§ **TASK TO COMPLETE**
Under this task are some entries; return every one of them exactly.

(Raw records)
#####

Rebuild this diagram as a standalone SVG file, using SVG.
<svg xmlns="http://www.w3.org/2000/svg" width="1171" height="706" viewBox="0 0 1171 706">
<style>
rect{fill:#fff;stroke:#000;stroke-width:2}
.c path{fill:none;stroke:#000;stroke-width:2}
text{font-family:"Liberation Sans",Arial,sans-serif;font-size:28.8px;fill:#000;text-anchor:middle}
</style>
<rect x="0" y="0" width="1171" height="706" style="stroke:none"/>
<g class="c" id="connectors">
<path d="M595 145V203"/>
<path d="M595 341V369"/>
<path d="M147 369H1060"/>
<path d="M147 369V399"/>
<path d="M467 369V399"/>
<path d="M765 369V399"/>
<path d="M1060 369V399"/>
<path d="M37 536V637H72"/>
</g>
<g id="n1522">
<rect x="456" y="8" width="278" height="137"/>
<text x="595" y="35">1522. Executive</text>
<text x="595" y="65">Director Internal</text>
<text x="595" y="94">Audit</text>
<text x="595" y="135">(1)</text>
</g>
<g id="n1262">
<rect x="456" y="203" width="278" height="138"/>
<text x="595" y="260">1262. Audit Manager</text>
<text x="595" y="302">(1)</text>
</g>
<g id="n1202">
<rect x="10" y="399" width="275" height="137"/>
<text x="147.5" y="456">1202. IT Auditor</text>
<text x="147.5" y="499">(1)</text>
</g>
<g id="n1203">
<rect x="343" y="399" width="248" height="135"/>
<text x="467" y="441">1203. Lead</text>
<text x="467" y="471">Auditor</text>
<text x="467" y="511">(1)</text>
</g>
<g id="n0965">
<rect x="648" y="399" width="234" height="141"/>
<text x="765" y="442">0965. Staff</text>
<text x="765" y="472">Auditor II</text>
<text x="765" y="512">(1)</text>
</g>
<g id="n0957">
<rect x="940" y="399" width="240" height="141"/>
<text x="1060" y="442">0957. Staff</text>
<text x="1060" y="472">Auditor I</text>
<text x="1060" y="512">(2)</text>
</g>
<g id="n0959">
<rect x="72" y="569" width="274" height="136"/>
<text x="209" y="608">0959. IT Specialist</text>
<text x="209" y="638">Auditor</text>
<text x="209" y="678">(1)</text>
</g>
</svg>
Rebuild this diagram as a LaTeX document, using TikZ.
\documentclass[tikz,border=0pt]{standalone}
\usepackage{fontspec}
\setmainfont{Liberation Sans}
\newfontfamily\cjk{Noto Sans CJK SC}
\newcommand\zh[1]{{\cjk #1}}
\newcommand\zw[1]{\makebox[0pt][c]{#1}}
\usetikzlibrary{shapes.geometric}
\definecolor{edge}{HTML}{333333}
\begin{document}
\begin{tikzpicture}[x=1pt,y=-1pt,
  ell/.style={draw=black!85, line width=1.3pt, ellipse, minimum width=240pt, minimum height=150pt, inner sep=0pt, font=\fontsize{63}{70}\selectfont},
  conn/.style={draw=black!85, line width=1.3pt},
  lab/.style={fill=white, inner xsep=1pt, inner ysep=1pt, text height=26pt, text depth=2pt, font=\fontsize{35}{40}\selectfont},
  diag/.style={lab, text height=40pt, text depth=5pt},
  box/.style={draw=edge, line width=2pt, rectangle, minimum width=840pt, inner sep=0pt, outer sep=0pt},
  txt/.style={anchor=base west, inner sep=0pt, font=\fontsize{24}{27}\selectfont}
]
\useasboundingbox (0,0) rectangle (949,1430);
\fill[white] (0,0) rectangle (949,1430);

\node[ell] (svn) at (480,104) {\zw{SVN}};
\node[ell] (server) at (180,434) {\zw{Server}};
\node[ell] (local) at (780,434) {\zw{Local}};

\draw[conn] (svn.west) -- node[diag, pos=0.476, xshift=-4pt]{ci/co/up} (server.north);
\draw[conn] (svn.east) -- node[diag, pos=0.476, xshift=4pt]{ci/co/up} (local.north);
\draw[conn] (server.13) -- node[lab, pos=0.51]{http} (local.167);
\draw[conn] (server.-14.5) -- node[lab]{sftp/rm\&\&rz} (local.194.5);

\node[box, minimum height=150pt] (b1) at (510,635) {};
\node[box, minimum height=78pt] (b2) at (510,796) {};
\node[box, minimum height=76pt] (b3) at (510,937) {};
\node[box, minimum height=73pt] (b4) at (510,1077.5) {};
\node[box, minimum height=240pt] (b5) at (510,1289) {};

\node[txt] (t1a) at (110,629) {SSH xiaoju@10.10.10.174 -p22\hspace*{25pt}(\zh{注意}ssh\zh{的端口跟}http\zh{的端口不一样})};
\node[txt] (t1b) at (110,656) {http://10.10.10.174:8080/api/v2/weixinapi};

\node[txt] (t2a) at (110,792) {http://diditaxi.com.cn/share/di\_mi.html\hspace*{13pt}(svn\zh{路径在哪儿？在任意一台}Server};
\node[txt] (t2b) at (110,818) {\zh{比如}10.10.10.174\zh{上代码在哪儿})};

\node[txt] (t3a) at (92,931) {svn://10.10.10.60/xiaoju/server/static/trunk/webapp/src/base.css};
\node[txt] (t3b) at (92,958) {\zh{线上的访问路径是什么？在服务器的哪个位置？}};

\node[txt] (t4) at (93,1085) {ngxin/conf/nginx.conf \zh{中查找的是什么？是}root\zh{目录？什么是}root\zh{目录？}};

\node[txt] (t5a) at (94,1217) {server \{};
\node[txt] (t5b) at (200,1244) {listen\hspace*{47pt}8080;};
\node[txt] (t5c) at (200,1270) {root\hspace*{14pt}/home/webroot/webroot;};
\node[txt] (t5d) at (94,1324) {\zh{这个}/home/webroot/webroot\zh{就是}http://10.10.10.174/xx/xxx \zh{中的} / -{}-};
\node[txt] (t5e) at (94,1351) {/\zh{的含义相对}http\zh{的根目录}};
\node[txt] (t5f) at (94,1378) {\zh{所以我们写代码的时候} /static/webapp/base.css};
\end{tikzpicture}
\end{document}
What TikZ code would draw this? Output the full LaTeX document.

#####

§ **COMPLETE RESPONSE**
Rebuild this diagram as a standalone SVG file, using SVG.
<svg xmlns="http://www.w3.org/2000/svg" width="1171" height="706" viewBox="0 0 1171 706">
<style>
rect{fill:#fff;stroke:#000;stroke-width:2}
.c path{fill:none;stroke:#000;stroke-width:2}
text{font-family:"Liberation Sans",Arial,sans-serif;font-size:28.8px;fill:#000;text-anchor:middle}
</style>
<rect x="0" y="0" width="1171" height="706" style="stroke:none"/>
<g class="c" id="connectors">
<path d="M595 145V203"/>
<path d="M595 341V369"/>
<path d="M147 369H1060"/>
<path d="M147 369V399"/>
<path d="M467 369V399"/>
<path d="M765 369V399"/>
<path d="M1060 369V399"/>
<path d="M37 536V637H72"/>
</g>
<g id="n1522">
<rect x="456" y="8" width="278" height="137"/>
<text x="595" y="35">1522. Executive</text>
<text x="595" y="65">Director Internal</text>
<text x="595" y="94">Audit</text>
<text x="595" y="135">(1)</text>
</g>
<g id="n1262">
<rect x="456" y="203" width="278" height="138"/>
<text x="595" y="260">1262. Audit Manager</text>
<text x="595" y="302">(1)</text>
</g>
<g id="n1202">
<rect x="10" y="399" width="275" height="137"/>
<text x="147.5" y="456">1202. IT Auditor</text>
<text x="147.5" y="499">(1)</text>
</g>
<g id="n1203">
<rect x="343" y="399" width="248" height="135"/>
<text x="467" y="441">1203. Lead</text>
<text x="467" y="471">Auditor</text>
<text x="467" y="511">(1)</text>
</g>
<g id="n0965">
<rect x="648" y="399" width="234" height="141"/>
<text x="765" y="442">0965. Staff</text>
<text x="765" y="472">Auditor II</text>
<text x="765" y="512">(1)</text>
</g>
<g id="n0957">
<rect x="940" y="399" width="240" height="141"/>
<text x="1060" y="442">0957. Staff</text>
<text x="1060" y="472">Auditor I</text>
<text x="1060" y="512">(2)</text>
</g>
<g id="n0959">
<rect x="72" y="569" width="274" height="136"/>
<text x="209" y="608">0959. IT Specialist</text>
<text x="209" y="638">Auditor</text>
<text x="209" y="678">(1)</text>
</g>
</svg>
Rebuild this diagram as a LaTeX document, using TikZ.
\documentclass[tikz,border=0pt]{standalone}
\usepackage{fontspec}
\setmainfont{Liberation Sans}
\newfontfamily\cjk{Noto Sans CJK SC}
\newcommand\zh[1]{{\cjk #1}}
\newcommand\zw[1]{\makebox[0pt][c]{#1}}
\usetikzlibrary{shapes.geometric}
\definecolor{edge}{HTML}{333333}
\begin{document}
\begin{tikzpicture}[x=1pt,y=-1pt,
  ell/.style={draw=black!85, line width=1.3pt, ellipse, minimum width=240pt, minimum height=150pt, inner sep=0pt, font=\fontsize{63}{70}\selectfont},
  conn/.style={draw=black!85, line width=1.3pt},
  lab/.style={fill=white, inner xsep=1pt, inner ysep=1pt, text height=26pt, text depth=2pt, font=\fontsize{35}{40}\selectfont},
  diag/.style={lab, text height=40pt, text depth=5pt},
  box/.style={draw=edge, line width=2pt, rectangle, minimum width=840pt, inner sep=0pt, outer sep=0pt},
  txt/.style={anchor=base west, inner sep=0pt, font=\fontsize{24}{27}\selectfont}
]
\useasboundingbox (0,0) rectangle (949,1430);
\fill[white] (0,0) rectangle (949,1430);

\node[ell] (svn) at (480,104) {\zw{SVN}};
\node[ell] (server) at (180,434) {\zw{Server}};
\node[ell] (local) at (780,434) {\zw{Local}};

\draw[conn] (svn.west) -- node[diag, pos=0.476, xshift=-4pt]{ci/co/up} (server.north);
\draw[conn] (svn.east) -- node[diag, pos=0.476, xshift=4pt]{ci/co/up} (local.north);
\draw[conn] (server.13) -- node[lab, pos=0.51]{http} (local.167);
\draw[conn] (server.-14.5) -- node[lab]{sftp/rm\&\&rz} (local.194.5);

\node[box, minimum height=150pt] (b1) at (510,635) {};
\node[box, minimum height=78pt] (b2) at (510,796) {};
\node[box, minimum height=76pt] (b3) at (510,937) {};
\node[box, minimum height=73pt] (b4) at (510,1077.5) {};
\node[box, minimum height=240pt] (b5) at (510,1289) {};

\node[txt] (t1a) at (110,629) {SSH xiaoju@10.10.10.174 -p22\hspace*{25pt}(\zh{注意}ssh\zh{的端口跟}http\zh{的端口不一样})};
\node[txt] (t1b) at (110,656) {http://10.10.10.174:8080/api/v2/weixinapi};

\node[txt] (t2a) at (110,792) {http://diditaxi.com.cn/share/di\_mi.html\hspace*{13pt}(svn\zh{路径在哪儿？在任意一台}Server};
\node[txt] (t2b) at (110,818) {\zh{比如}10.10.10.174\zh{上代码在哪儿})};

\node[txt] (t3a) at (92,931) {svn://10.10.10.60/xiaoju/server/static/trunk/webapp/src/base.css};
\node[txt] (t3b) at (92,958) {\zh{线上的访问路径是什么？在服务器的哪个位置？}};

\node[txt] (t4) at (93,1085) {ngxin/conf/nginx.conf \zh{中查找的是什么？是}root\zh{目录？什么是}root\zh{目录？}};

\node[txt] (t5a) at (94,1217) {server \{};
\node[txt] (t5b) at (200,1244) {listen\hspace*{47pt}8080;};
\node[txt] (t5c) at (200,1270) {root\hspace*{14pt}/home/webroot/webroot;};
\node[txt] (t5d) at (94,1324) {\zh{这个}/home/webroot/webroot\zh{就是}http://10.10.10.174/xx/xxx \zh{中的} / -{}-};
\node[txt] (t5e) at (94,1351) {/\zh{的含义相对}http\zh{的根目录}};
\node[txt] (t5f) at (94,1378) {\zh{所以我们写代码的时候} /static/webapp/base.css};
\end{tikzpicture}
\end{document}
What TikZ code would draw this? Output the full LaTeX document.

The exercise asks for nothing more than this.